Upon carrying out the semantic processing a more manageable equivalent
form of the input program is obtained. This is stored (represented) using
some Intermediate code representation that makes further processing
easy. In this representation, the compiler often has to introduce several
temporary variables to store intermediate results of various operations.
The language used for the intermediate code is generally not any particular
machine language, but is such which can be efficiently converted to a
required machine language (some form of assembly language can be considered
for such use).
Code Optimisation
The programs represented in the intermediate code form usually contains much
scope for optimisation both in terms of storage space as well as run time
efficiency of the intended output program. Sometimes the input program itself
contains such scope. Besides that, the process of generating the intermediate
code representation usually leaves much room for such optimisation. Hence,
compilers usually implement explicit steps to optimise the intermediate code.
Code Generation
Finally, the compiler converts the (optimised) program in the intermediate
code representation to the required machine language. It needs to be noted
that if the program being translated by the compiler actually has
dependencies on some external modules, then linking has to be
performed to the output of the compiler. These activities are independent of
whether the input program was in HLL or assembly language.

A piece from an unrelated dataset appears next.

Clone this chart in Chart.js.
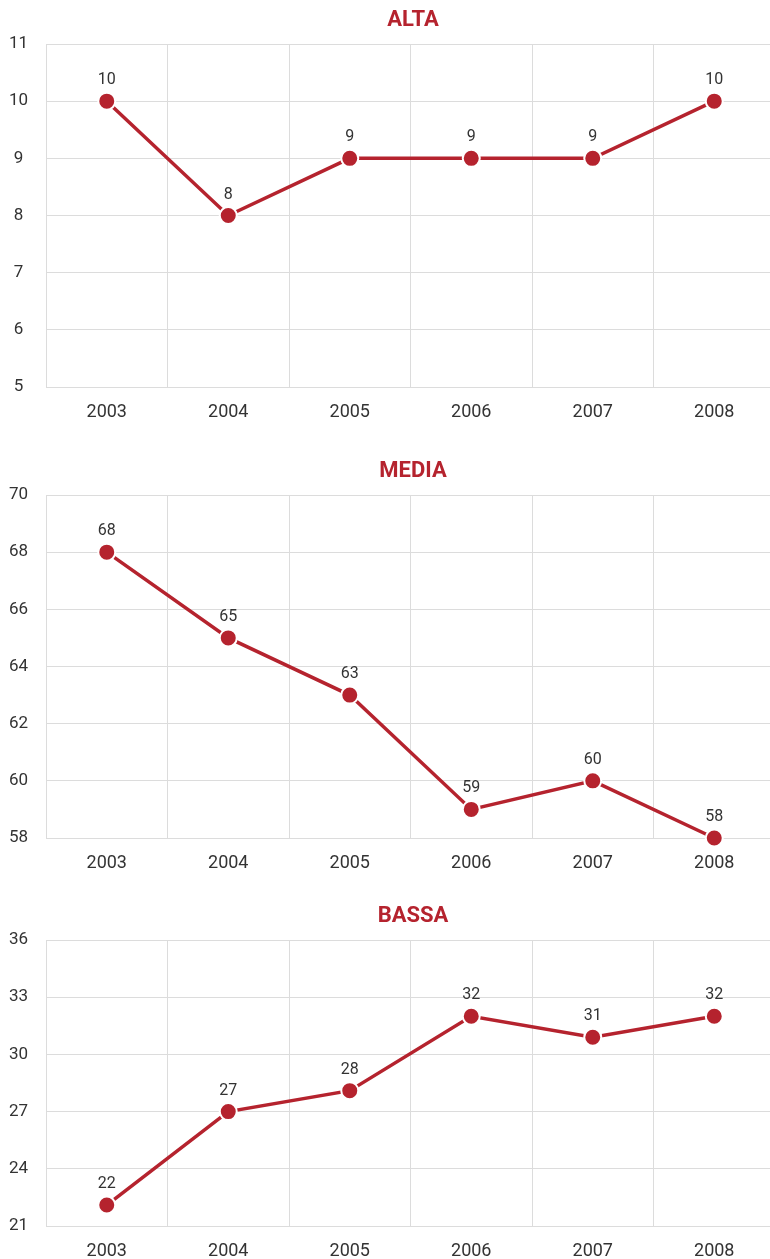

Run-time Storage Administration
One of the important aspects of the semantic actions of a compiler is to
ensure an efficient and error free run-time storage model to the output
program. Most modern programming languages allows some extent of
block-structuring, nesting of constructs, and recursion of
subroutines. All these calls for an efficient modelling of data storage that
is dynamic, and it turns out that a stack meets much of the criteria.
Thus allocation and access of storage for program variables, subroutine
parameters, and compiler generated internal variables on the stack is an
important part of the task of a compiler.